Dopo la sua pubblicazione qualcuno scrisse, riferendosi proprio all’incipit del libro: “Queste dieci pagine (è straordinario ma è così) mi ricordano le duecento del più bel romanzo, forse, di Tolstoj, del romanzo che appunto s’inti­tola Infanzia. Ritrovo, in queste dieci pagine, lo stesso ampio e totale senso della vita vissuta da fanciulli, che è di quel romanzo. Qui, però, tutto ag­ghiacciato, per essere così con­tenuto, ed essenziale, e dato, pur con pieno svolgimento temporale, quasi nella battuta d’un solo respiro; in uno stile tutto urti di cose che ci fa vedere quel­la umanissima favola dei due fanciulli, Benito ed Arnaldo, come dentro una sulfurea luce da vigilia di guerra. Per queste dieci pagine, egli va annoverato fra gli scrittori ita­liani delle ultime generazioni. Mussolini non è più soltanto il Duce, ma anche uno di loro, e tra loro primo, un poeta di cui la storia della letteraria, senza al­cun dubbio, terrà conto”.

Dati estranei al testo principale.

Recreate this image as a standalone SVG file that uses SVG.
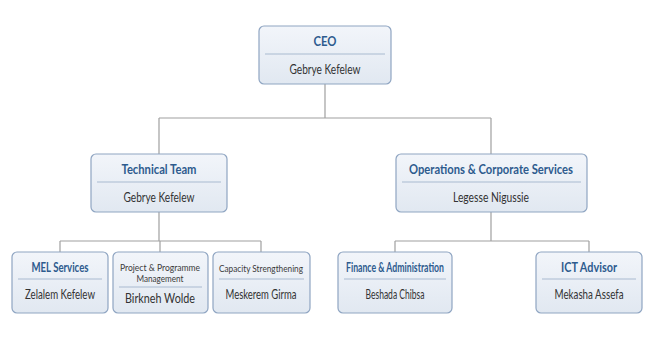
<svg xmlns="http://www.w3.org/2000/svg" width="670" height="354" viewBox="0 0 670 354">
<defs>
<linearGradient id="g" x1="0" y1="0" x2="0" y2="1">
<stop offset="0" stop-color="#f2f5fa"/>
<stop offset="1" stop-color="#e1e8f1"/>
</linearGradient>
</defs>
<style>
.box{fill:url(#g);stroke:#8fa5c2;stroke-width:1.2}
.div{stroke:#a9bad0;stroke-width:1}
.t{font-family:"Lato","Liberation Sans",sans-serif;font-weight:bold;font-size:12.5px;fill:#2d5b8e;text-anchor:middle}
.n{font-family:"Lato","Liberation Sans",sans-serif;font-size:12.5px;fill:#333;text-anchor:middle}
.s{font-family:"Lato","Liberation Sans",sans-serif;font-size:10px;fill:#3a3a3a;text-anchor:middle}
.c{fill:none;stroke:#a0a0a0;stroke-width:1.2}
</style>
<rect width="670" height="354" fill="#fff"/>
<g id="connectors">
<path class="c" d="M325 84V118M159 118H491M159 118V154M491 118V154"/>
<path class="c" d="M159 212V241M60 241H261M60 241V252M160 241V252M261 241V252"/>
<path class="c" d="M491 212V241M395 241H589M395 241V252M589 241V252"/>
</g>
<g id="ceo">
<rect class="box" x="259" y="26" width="132" height="58" rx="5"/>
<line class="div" x1="265" y1="54" x2="385" y2="54"/>
<text class="t" x="325" y="46" textLength="23" lengthAdjust="spacingAndGlyphs">CEO</text>
<text class="n" x="325" y="74" textLength="71" lengthAdjust="spacingAndGlyphs">Gebrye Kefelew</text>
</g>
<g id="technical">
<rect class="box" x="91" y="154" width="136" height="58" rx="5"/>
<line class="div" x1="97" y1="182" x2="221" y2="182"/>
<text class="t" x="159" y="174" textLength="75" lengthAdjust="spacingAndGlyphs">Technical Team</text>
<text class="n" x="159" y="202" textLength="71" lengthAdjust="spacingAndGlyphs">Gebrye Kefelew</text>
</g>
<g id="operations">
<rect class="box" x="396" y="154" width="191" height="58" rx="5"/>
<line class="div" x1="402" y1="182" x2="581" y2="182"/>
<text class="t" x="491" y="174" textLength="164" lengthAdjust="spacingAndGlyphs">Operations &amp; Corporate Services</text>
<text class="n" x="491" y="202" textLength="76" lengthAdjust="spacingAndGlyphs">Legesse Nigussie</text>
</g>
<g id="mel">
<rect class="box" x="12" y="252" width="96" height="61" rx="5"/>
<line class="div" x1="18" y1="279" x2="102" y2="279"/>
<text class="t" x="60" y="272" textLength="57" lengthAdjust="spacingAndGlyphs">MEL Services</text>
<text class="n" x="60" y="299" textLength="70" lengthAdjust="spacingAndGlyphs">Zelalem Kefelew</text>
</g>
<g id="ppm">
<rect class="box" x="113" y="252" width="95" height="61" rx="5"/>
<line class="div" x1="119" y1="287" x2="202" y2="287"/>
<text class="s" x="160" y="271" textLength="80" lengthAdjust="spacingAndGlyphs">Project &amp; Programme</text>
<text class="s" x="160" y="282" textLength="47" lengthAdjust="spacingAndGlyphs">Management</text>
<text class="n" x="160" y="303" textLength="70" lengthAdjust="spacingAndGlyphs">Birkneh Wolde</text>
</g>
<g id="capacity">
<rect class="box" x="213" y="252" width="97" height="61" rx="5"/>
<line class="div" x1="219" y1="279" x2="304" y2="279"/>
<text class="s" x="261" y="272" textLength="84" lengthAdjust="spacingAndGlyphs">Capacity Strengthening</text>
<text class="n" x="261" y="299" textLength="71" lengthAdjust="spacingAndGlyphs">Meskerem Girma</text>
</g>
<g id="finance">
<rect class="box" x="338" y="252" width="114" height="61" rx="5"/>
<line class="div" x1="344" y1="279" x2="446" y2="279"/>
<text class="t" x="395" y="272" font-size="11" textLength="98" lengthAdjust="spacingAndGlyphs">Finance &amp; Administration</text>
<text class="n" x="395" y="299" textLength="59" lengthAdjust="spacingAndGlyphs">Beshada Chibsa</text>
</g>
<g id="ict">
<rect class="box" x="536" y="252" width="106" height="61" rx="5"/>
<line class="div" x1="542" y1="279" x2="636" y2="279"/>
<text class="t" x="589" y="272" textLength="56" lengthAdjust="spacingAndGlyphs">ICT Advisor</text>
<text class="n" x="589" y="299" textLength="69" lengthAdjust="spacingAndGlyphs">Mekasha Assefa</text>
</g>
</svg>
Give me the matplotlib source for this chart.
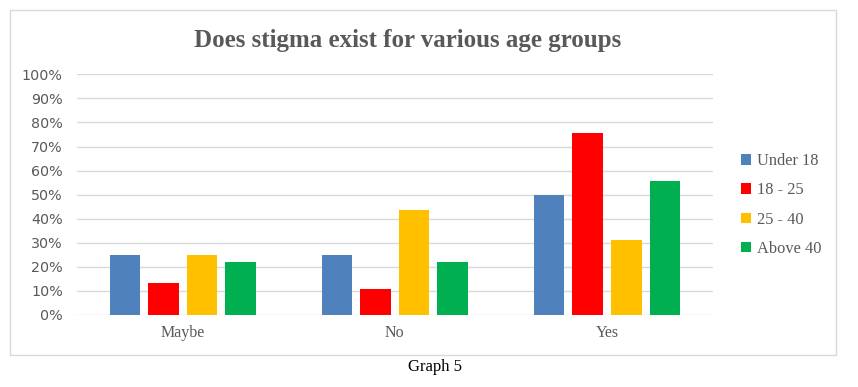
import numpy as np
import matplotlib
matplotlib.use("Agg")
import matplotlib.pyplot as plt
from matplotlib.patches import Rectangle

# ── Data ──────────────────────────────────────────────────────────────────────
categories = ["Maybe", "No", "Yes"]
groups = ["Under 18", "18 - 25", "25 - 40", "Above 40"]
under_18 = [25.0, 25.0, 50.0]
age_18_25 = [13.3, 11.0, 75.6]
age_25_40 = [25.0, 43.7, 31.2]
above_40 = [22.0, 22.0, 55.7]
series = [under_18, age_18_25, age_25_40, above_40]
colors = ["#4F81BD", "#FF0000", "#FFC000", "#00B050"]

GRID = "#D9D9D9"
TEXT = "#595959"

# ── Figure ────────────────────────────────────────────────────────────────────
fig = plt.figure(figsize=(8.58, 3.87), dpi=100)
W, H = 858, 387

# outer chart frame
fig.patches.append(Rectangle((10 / W, 1 - 355 / H), 826 / W, 345 / H,
                             transform=fig.transFigure, fill=False,
                             edgecolor=GRID, linewidth=1))

ax = fig.add_axes([76.7 / W, 1 - 315 / H, 636.3 / W, 240.7 / H])

x = np.arange(len(categories))
step = 0.182
width = 0.144
for i, (vals, col, lab) in enumerate(zip(series, colors, groups)):
    ax.bar(x + (i - 1.5) * step, vals, width=width, color=col, label=lab, zorder=3)

ax.set_xlim(-0.5, 2.5)
ax.set_ylim(0, 100)
ax.set_yticks(np.arange(0, 101, 10))
ax.set_yticklabels([f"{v}%" for v in range(0, 101, 10)],
                   fontsize=10.3, color=TEXT, family="DejaVu Sans")
ax.set_xticks(x)
ax.set_xticklabels(categories, fontsize=11.5, color=TEXT, family="Liberation Serif")
ax.tick_params(length=0)
ax.tick_params(axis="y", pad=10)
ax.tick_params(axis="x", pad=7)
ax.yaxis.grid(True, color=GRID, linewidth=1, zorder=0)
for s in ax.spines.values():
    s.set_visible(False)

fig.text(408 / W, 1 - 40 / H, "Does stigma exist for various age groups",
         ha="center", va="center", fontsize=18, fontweight="bold",
         color=TEXT, family="Liberation Serif")

ax.legend(loc="center left", bbox_to_anchor=(733 / W, 1 - 205 / H),
          bbox_transform=fig.transFigure, frameon=False,
          handlelength=0.6, handleheight=0.6, handletextpad=0.35,
          labelspacing=0.8, borderpad=0,
          prop={"family": "Liberation Serif", "size": 11.8},
          labelcolor=TEXT)

fig.text(435 / W, 1 - 367 / H, "Graph 5", ha="center", va="center",
         fontsize=12, color="black", family="Liberation Serif")

fig.savefig("out.png", dpi=100)
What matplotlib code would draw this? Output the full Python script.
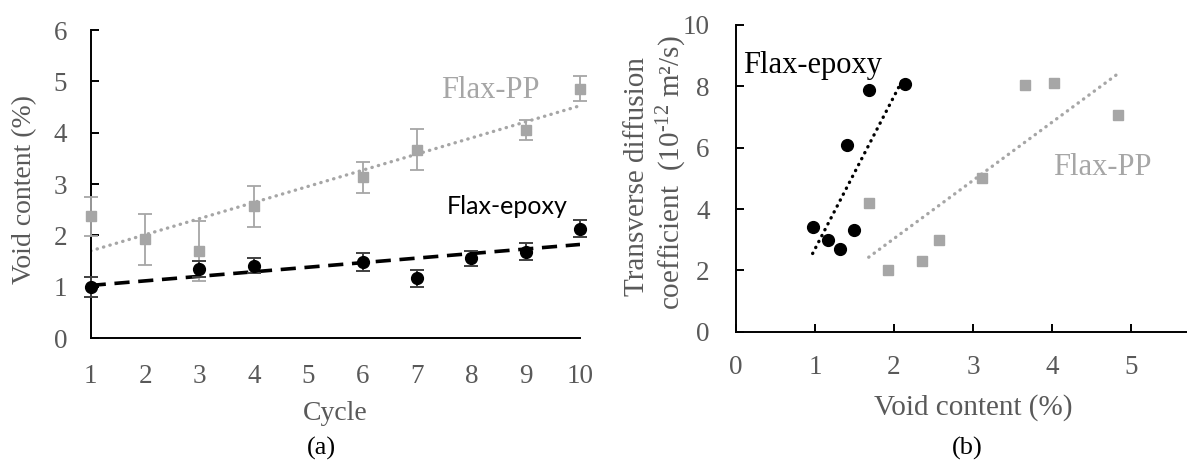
import numpy as np
import matplotlib
matplotlib.use("Agg")
import matplotlib.pyplot as plt

plt.rcParams['font.family'] = ['Liberation Serif', 'DejaVu Serif']
plt.rcParams['mathtext.fontset'] = 'custom'
plt.rcParams['mathtext.rm'] = 'Liberation Serif'
plt.rcParams['mathtext.it'] = 'Liberation Serif:italic'

# (a) void content vs cycle
cycles_pp = [1, 2, 3, 4, 6, 7, 9, 10]
void_pp = [2.37, 1.92, 1.69, 2.57, 3.13, 3.67, 4.05, 4.86]
void_pp_err = [0.38, 0.50, 0.58, 0.40, 0.30, 0.40, 0.20, 0.25]

cycles_ep = [1, 3, 4, 6, 7, 8, 9, 10]
void_ep = [0.99, 1.34, 1.41, 1.48, 1.16, 1.55, 1.68, 2.13]
void_ep_err = [0.20, 0.16, 0.15, 0.18, 0.16, 0.14, 0.17, 0.16]

# (b) diffusion coefficient vs void content
void_b_ep = [0.98, 1.16, 1.32, 1.49, 1.40, 1.68, 2.14]
diff_ep = [3.42, 3.00, 2.71, 3.31, 6.10, 7.89, 8.09]
void_b_pp = [1.68, 1.92, 2.35, 2.57, 3.11, 3.66, 4.03, 4.84]
diff_pp = [4.20, 2.00, 2.31, 3.00, 5.02, 8.05, 8.10, 7.08]
ep_trend_x = [0.97, 2.13]
ep_trend_y = [2.55, 8.32]

GRAY = '#A6A6A6'
TXT = '#595959'

fig = plt.figure(figsize=(11.87, 4.68), dpi=100)
ax1 = fig.add_axes([90.7 / 1187, 130 / 468, 489.3 / 1187, 308 / 468])
ax2 = fig.add_axes([736 / 1187, 136.3 / 468, 474 / 1187, 306.7 / 468])


def style_axis(ax):
    for s in ['top', 'right']:
        ax.spines[s].set_visible(False)
    for s in ['left', 'bottom']:
        ax.spines[s].set_linewidth(1.4)
        ax.spines[s].set_color('black')
    ax.tick_params(colors=TXT, labelsize=19.5)
    ax.tick_params(axis='both', which='major', direction='in', width=1.4,
                   length=5.8, color='black')


# ---- panel (a)
style_axis(ax1)
ax1.tick_params(axis='x', length=0, pad=19)
ax1.tick_params(axis='y', pad=17)

k_pp = np.polyfit(cycles_pp, void_pp, 1)
k_ep = np.polyfit(cycles_ep, void_ep, 1)
xs = np.array([1, 10])
ax1.plot(xs, np.polyval(k_pp, xs), color=GRAY, lw=2.4,
         linestyle=(0, (0.1, 1.9)), dash_capstyle='round', zorder=2)
ax1.plot(xs, np.polyval(k_ep, xs), color='black', lw=2.6,
         linestyle=(0, (4.2, 2.4)), zorder=2)

ax1.errorbar(cycles_pp, void_pp, yerr=void_pp_err, fmt='s', ms=7, color=GRAY,
             ecolor=GRAY, elinewidth=1.3, capsize=5, capthick=1.3,
             clip_on=False, zorder=3)
ax1.errorbar(cycles_ep, void_ep, yerr=void_ep_err, fmt='o', ms=8.5,
             color='black', ecolor='#404040', elinewidth=1.4, capsize=5,
             capthick=1.4, clip_on=False, zorder=4)

ax1.set_xlim(1, 10)
ax1.set_ylim(0, 6)
ax1.set_xticks(range(1, 11))
ax1.set_yticks(range(0, 7))

fig.text(490 / 1187, 1 - 90 / 468, 'Flax-PP', color=GRAY, fontsize=22,
         ha='center', va='center')
fig.text(507 / 1187, 1 - 207 / 468, 'Flax-epoxy', color='black', fontsize=18,
         family=['Lato', 'DejaVu Sans'], ha='center', va='center')
fig.text(25 / 1187, 1 - 189 / 468, 'Void content (%)', color=TXT, fontsize=20,
         rotation=90, ha='center', va='center')
fig.text(335 / 1187, 1 - 413 / 468, 'Cycle', color=TXT, fontsize=20,
         ha='center', va='center')
fig.text(321 / 1187, 1 - 448 / 468, '(a)', color='black', fontsize=19,
         ha='center', va='center')

# ---- panel (b)
style_axis(ax2)
ax2.tick_params(axis='x', pad=17)
ax2.tick_params(axis='y', pad=19)

k_bpp = np.polyfit(void_b_pp, diff_pp, 1)
xb = np.array([min(void_b_pp), max(void_b_pp)])
ax2.plot(xb, np.polyval(k_bpp, xb), color=GRAY, lw=2.4,
         linestyle=(0, (0.1, 1.9)), dash_capstyle='round', zorder=2)
ax2.plot(ep_trend_x, ep_trend_y, color='black', lw=2.4,
         linestyle=(0, (0.1, 1.9)), dash_capstyle='round', zorder=2)

ax2.plot(void_b_pp, diff_pp, 's', ms=7.5, color=GRAY, zorder=3)
ax2.plot(void_b_ep, diff_ep, 'o', ms=8.5, color='black', zorder=4)

ax2.set_xlim(0, 6)
ax2.set_ylim(0, 10)
ax2.set_xticks(range(0, 6))
ax2.set_yticks(range(0, 11, 2))

fig.text(813 / 1187, 1 - 65 / 468, 'Flax-epoxy', color='black', fontsize=22,
         ha='center', va='center')
fig.text(1102 / 1187, 1 - 167 / 468, 'Flax-PP', color=GRAY, fontsize=22,
         ha='center', va='center')
fig.text(637 / 1187, 1 - 176 / 468, 'Transverse diffusion', color=TXT,
         fontsize=21, rotation=90, ha='center', va='center')
fig.text(672 / 1187, 1 - 173 / 468, 'coefficient  (10$^{\u201012}$ m²/s)',
         color=TXT, fontsize=21, rotation=90, ha='center', va='center')
fig.text(973 / 1187, 1 - 408 / 468, 'Void content (%)', color=TXT,
         fontsize=21, ha='center', va='center')
fig.text(967 / 1187, 1 - 448 / 468, '(b)', color='black', fontsize=19,
         ha='center', va='center')

fig.savefig('out.png', dpi=100)
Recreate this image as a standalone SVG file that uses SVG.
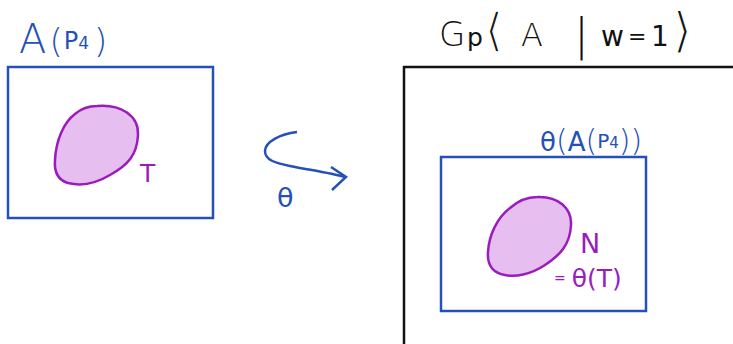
<svg xmlns="http://www.w3.org/2000/svg" width="733" height="344" viewBox="0 0 733 344">
<style>
.blue{stroke:#2450b8;fill:none;stroke-width:2.5}
.black{stroke:#111;fill:none;stroke-width:2.5}
.blob{stroke:#9a1cbc;fill:#e6bef0;stroke-width:2.5}
.tb{fill:#2450b8;font-family:"DejaVu Sans",sans-serif}
.tk{fill:#111;font-family:"DejaVu Sans",sans-serif}
.tp{fill:#9a1cbc;font-family:"DejaVu Sans",sans-serif}
.br{fill:#111;stroke:#fff;stroke-width:1.4;font-family:"DejaVu Sans",sans-serif}
</style>
<rect width="733" height="344" fill="#fff"/>
<g id="node-A">
<rect class="blue" x="8" y="67" width="205" height="151"/>
<text class="tb" x="19" y="53" font-size="40" font-weight="300">A<tspan font-size="34" dx="3" dy="0">(</tspan><tspan font-size="24" dx="1" dy="-4" font-weight="normal">P</tspan><tspan font-size="17" font-weight="normal">4</tspan><tspan font-size="34" dx="5" dy="4">)</tspan></text>
</g>
<g id="node-T">
<path class="blob" d="M97,106 C120,104 139,115 138,135 C137,155 128,165 110,175 C95,184 80,186 68,183 C58,180 54,172 55,160 C56,140 64,122 75,114 C82,108 90,106 97,106 Z"/>
<text class="tp" x="140" y="182" font-size="25">T</text>
</g>
<g id="node-G">
<path class="black" d="M404,344 V67 H733"/>
<text class="tk" y="46" font-size="34"><tspan x="439" font-weight="300">G</tspan><tspan x="467" font-size="25">p</tspan><tspan x="521" font-size="32" font-weight="300">A</tspan><tspan x="574" font-size="44" dy="4" font-weight="300">|</tspan><tspan x="601" font-size="28" dy="-4">w</tspan><tspan x="628" font-size="22" dy="-2">=</tspan><tspan x="651" font-size="28" dy="2">1</tspan></text>
<text class="br" x="485" y="46" font-size="46">⟨</text>
<text class="br" x="673" y="47" font-size="48">⟩</text>
</g>
<g id="node-thetaA">
<rect class="blue" x="441" y="157" width="205" height="154"/>
<text class="tb" x="540" y="151" font-size="26">θ<tspan font-size="30" font-weight="300">(</tspan><tspan>A</tspan><tspan font-size="30" font-weight="300">(</tspan><tspan font-size="20" dy="-3">P</tspan><tspan font-size="15">4</tspan><tspan font-size="30" dy="3" font-weight="300">))</tspan></text>
</g>
<g id="node-N">
<path class="blob" d="M537,197 C558,196 572,208 571,225 C570,245 560,255 545,265 C530,275 515,277 505,275 C493,273 487,266 488,252 C489,235 497,218 510,208 C518,201 528,197 537,197 Z"/>
<text class="tp" x="580" y="253" font-size="27">N</text>
<text class="tp" x="554" y="287" font-size="25"><tspan font-size="14" dy="-4">=</tspan><tspan dx="6" dy="4">θ(T)</tspan></text>
</g>
<g id="connectors">
<path class="blue" d="M297,132 C280,134 265,142 265,151 C265,160 275,163 290,166 C310,170 330,173 345,177"/>
<path class="blue" d="M331,167 L346,177 L332,190"/>
<text class="tb" x="277" y="207" font-size="27">θ</text>
</g>
</svg>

Quel “qualcuno” si chiamava Elio Vittorini, e scriveva sul “Bargello”, organo della federazione fascista di Firenze. Ma nella sua recensione c’era qualcosa di più del desiderio di giustificare il borderò che gli consentiva di tirare avanti. C’era la capacità di comprendere quello che è e quello che non è poesia. E, spiace dirlo, vi fu poesia anche nel travagliato rapporto fra Benito e Arnaldo.